___ STORED DATA

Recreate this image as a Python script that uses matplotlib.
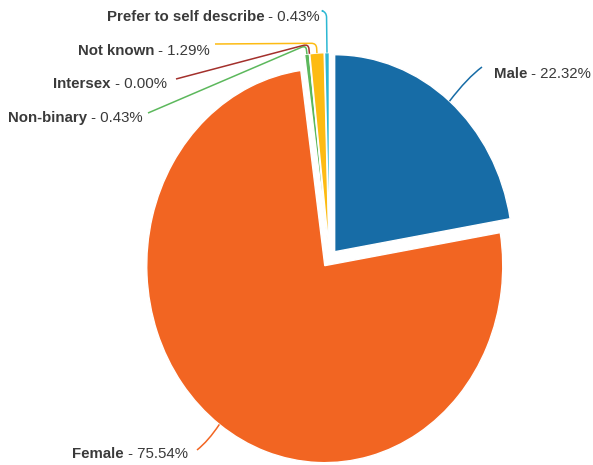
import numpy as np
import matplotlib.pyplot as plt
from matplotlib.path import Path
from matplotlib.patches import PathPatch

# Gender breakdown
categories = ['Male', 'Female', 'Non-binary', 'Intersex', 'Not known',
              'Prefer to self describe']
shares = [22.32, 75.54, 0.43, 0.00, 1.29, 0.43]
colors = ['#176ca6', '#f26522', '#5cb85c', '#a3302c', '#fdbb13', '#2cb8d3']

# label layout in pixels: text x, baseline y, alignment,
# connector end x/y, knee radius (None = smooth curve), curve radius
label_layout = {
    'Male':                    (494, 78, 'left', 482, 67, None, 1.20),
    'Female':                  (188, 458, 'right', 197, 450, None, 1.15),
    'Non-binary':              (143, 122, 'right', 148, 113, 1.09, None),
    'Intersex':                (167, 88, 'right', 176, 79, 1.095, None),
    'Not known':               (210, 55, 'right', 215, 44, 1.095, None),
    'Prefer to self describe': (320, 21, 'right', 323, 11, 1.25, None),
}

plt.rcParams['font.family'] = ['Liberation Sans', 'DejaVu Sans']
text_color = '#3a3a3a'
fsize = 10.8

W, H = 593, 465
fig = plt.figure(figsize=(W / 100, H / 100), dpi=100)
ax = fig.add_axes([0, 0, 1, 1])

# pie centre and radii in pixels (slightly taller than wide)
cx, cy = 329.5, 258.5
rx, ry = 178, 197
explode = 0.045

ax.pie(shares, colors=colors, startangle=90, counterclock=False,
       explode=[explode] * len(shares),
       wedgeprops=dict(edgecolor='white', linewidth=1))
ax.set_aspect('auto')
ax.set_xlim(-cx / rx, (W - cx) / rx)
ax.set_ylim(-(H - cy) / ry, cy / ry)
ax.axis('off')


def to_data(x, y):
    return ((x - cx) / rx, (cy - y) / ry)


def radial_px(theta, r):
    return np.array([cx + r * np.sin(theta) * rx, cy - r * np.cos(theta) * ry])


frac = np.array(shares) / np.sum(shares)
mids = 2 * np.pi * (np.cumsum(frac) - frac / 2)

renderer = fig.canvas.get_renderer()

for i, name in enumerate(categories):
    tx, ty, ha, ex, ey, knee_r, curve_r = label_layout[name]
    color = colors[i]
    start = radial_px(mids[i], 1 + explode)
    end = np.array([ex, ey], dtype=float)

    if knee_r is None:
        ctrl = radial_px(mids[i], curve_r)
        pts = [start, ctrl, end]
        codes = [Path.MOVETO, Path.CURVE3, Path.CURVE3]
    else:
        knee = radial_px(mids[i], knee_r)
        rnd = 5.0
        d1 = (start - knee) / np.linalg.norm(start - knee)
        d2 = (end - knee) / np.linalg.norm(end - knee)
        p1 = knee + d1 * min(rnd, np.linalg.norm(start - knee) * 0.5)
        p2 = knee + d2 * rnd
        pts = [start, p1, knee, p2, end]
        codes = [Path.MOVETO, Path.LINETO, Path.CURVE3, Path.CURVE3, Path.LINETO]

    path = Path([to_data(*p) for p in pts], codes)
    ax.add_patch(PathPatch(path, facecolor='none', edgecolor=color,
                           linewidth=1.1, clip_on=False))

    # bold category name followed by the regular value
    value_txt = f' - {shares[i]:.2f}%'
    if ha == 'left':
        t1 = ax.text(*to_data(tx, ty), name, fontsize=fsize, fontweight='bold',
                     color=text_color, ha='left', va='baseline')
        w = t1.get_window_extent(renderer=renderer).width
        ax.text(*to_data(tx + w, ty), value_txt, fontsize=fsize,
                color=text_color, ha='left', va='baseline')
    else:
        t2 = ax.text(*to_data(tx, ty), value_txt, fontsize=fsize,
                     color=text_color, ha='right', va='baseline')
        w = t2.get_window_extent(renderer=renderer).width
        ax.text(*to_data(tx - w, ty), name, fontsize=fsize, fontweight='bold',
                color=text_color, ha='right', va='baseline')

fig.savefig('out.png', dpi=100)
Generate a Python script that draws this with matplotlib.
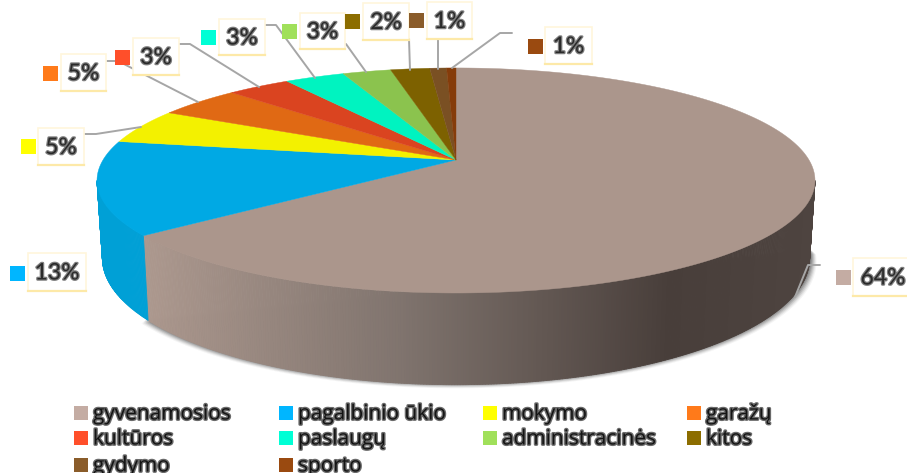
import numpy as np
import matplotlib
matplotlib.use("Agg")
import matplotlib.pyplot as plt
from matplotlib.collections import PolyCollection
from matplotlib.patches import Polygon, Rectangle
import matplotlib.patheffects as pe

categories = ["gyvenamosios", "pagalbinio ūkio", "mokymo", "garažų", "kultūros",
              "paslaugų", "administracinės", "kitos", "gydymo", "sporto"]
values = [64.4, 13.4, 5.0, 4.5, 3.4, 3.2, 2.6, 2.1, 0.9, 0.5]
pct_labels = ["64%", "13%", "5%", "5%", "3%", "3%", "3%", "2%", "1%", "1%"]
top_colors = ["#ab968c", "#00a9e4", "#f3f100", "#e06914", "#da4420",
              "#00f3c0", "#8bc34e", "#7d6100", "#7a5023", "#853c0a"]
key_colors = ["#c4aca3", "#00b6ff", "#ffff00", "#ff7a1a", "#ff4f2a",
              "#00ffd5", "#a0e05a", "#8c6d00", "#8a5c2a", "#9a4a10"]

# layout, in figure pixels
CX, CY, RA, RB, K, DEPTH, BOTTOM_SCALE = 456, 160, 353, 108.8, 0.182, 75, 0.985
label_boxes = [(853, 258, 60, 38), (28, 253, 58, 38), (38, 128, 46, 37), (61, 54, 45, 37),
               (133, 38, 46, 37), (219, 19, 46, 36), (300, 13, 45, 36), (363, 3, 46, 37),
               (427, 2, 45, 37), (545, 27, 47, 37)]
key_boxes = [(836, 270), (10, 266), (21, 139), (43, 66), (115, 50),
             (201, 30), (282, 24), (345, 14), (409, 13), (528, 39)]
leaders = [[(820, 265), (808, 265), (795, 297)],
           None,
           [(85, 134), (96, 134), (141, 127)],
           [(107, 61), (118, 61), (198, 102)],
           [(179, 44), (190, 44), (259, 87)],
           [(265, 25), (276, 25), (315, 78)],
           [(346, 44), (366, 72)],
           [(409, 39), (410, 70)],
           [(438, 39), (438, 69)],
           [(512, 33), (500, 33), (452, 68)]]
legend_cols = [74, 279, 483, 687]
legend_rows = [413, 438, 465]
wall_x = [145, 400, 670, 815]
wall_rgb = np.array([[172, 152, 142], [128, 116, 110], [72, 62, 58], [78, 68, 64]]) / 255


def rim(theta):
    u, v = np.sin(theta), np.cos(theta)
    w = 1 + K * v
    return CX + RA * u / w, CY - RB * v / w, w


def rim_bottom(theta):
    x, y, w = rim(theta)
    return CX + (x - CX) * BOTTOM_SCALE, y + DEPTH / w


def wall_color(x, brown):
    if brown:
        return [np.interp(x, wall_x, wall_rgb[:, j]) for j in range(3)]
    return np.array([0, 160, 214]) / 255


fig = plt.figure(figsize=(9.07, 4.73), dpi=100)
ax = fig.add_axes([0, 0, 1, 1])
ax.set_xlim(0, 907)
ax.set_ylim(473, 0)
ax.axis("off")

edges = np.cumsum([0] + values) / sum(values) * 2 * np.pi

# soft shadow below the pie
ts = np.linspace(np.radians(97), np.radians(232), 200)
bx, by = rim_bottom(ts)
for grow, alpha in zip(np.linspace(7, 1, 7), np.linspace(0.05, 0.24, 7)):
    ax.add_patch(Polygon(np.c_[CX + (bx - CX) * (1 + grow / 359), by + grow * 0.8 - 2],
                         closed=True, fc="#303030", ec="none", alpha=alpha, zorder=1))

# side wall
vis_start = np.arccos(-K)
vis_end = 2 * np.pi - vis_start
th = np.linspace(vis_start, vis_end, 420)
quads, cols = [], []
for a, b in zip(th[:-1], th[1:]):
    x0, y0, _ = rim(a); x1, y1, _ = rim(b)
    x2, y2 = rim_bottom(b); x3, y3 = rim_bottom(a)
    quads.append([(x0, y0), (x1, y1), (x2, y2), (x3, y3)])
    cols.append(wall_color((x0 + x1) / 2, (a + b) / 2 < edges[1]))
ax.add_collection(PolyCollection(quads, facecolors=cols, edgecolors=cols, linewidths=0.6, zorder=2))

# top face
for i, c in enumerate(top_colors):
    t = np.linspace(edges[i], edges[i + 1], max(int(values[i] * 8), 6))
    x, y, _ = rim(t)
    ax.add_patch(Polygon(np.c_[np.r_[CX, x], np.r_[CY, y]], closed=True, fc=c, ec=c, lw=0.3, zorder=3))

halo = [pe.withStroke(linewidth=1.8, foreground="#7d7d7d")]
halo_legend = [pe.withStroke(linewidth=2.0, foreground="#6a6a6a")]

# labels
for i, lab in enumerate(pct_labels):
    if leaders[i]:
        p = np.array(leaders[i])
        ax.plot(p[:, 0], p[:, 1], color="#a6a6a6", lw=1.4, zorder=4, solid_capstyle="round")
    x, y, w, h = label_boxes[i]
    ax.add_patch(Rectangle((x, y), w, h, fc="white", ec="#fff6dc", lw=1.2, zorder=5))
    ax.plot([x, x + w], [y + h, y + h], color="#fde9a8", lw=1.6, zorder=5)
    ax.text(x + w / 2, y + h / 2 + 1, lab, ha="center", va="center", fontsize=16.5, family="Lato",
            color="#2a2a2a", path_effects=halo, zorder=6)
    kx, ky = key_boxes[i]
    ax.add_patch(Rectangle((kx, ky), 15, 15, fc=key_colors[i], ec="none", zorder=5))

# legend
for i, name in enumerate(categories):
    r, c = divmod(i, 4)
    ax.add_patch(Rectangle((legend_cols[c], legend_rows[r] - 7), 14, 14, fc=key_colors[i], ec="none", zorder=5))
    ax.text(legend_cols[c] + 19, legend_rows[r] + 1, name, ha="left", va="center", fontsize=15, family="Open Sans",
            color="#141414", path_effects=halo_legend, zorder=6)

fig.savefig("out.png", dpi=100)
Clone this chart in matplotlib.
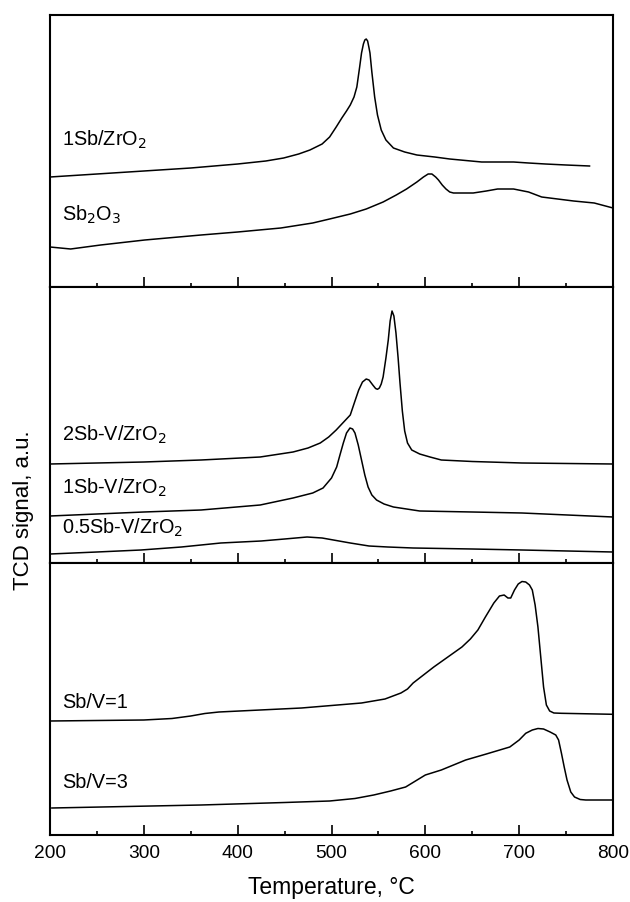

______

▶ _WHAT YOU NEED TO DO_: Leave out any pictures, please, and quote only the lines from the top of the data through the line that contains "return np.array([cx +".

▶ _WRITTEN RESPONSE_:
Recreate this image as a Python script that uses matplotlib.
import numpy as np
import matplotlib.pyplot as plt
from matplotlib.path import Path
from matplotlib.patches import PathPatch

# Gender breakdown
categories = ['Male', 'Female', 'Non-binary', 'Intersex', 'Not known',
              'Prefer to self describe']
shares = [22.32, 75.54, 0.43, 0.00, 1.29, 0.43]
colors = ['#176ca6', '#f26522', '#5cb85c', '#a3302c', '#fdbb13', '#2cb8d3']

# label layout in pixels: text x, baseline y, alignment,
# connector end x/y, knee radius (None = smooth curve), curve radius
label_layout = {
    'Male':                    (494, 78, 'left', 482, 67, None, 1.20),
    'Female':                  (188, 458, 'right', 197, 450, None, 1.15),
    'Non-binary':              (143, 122, 'right', 148, 113, 1.09, None),
    'Intersex':                (167, 88, 'right', 176, 79, 1.095, None),
    'Not known':               (210, 55, 'right', 215, 44, 1.095, None),
    'Prefer to self describe': (320, 21, 'right', 323, 11, 1.25, None),
}

plt.rcParams['font.family'] = ['Liberation Sans', 'DejaVu Sans']
text_color = '#3a3a3a'
fsize = 10.8

W, H = 593, 465
fig = plt.figure(figsize=(W / 100, H / 100), dpi=100)
ax = fig.add_axes([0, 0, 1, 1])

# pie centre and radii in pixels (slightly taller than wide)
cx, cy = 329.5, 258.5
rx, ry = 178, 197
explode = 0.045

ax.pie(shares, colors=colors, startangle=90, counterclock=False,
       explode=[explode] * len(shares),
       wedgeprops=dict(edgecolor='white', linewidth=1))
ax.set_aspect('auto')
ax.set_xlim(-cx / rx, (W - cx) / rx)
ax.set_ylim(-(H - cy) / ry, cy / ry)
ax.axis('off')


def to_data(x, y):
    return ((x - cx) / rx, (cy - y) / ry)


def radial_px(theta, r):
    return np.array([cx + r * np.sin(theta) * rx, cy - r * np.cos(theta) * ry])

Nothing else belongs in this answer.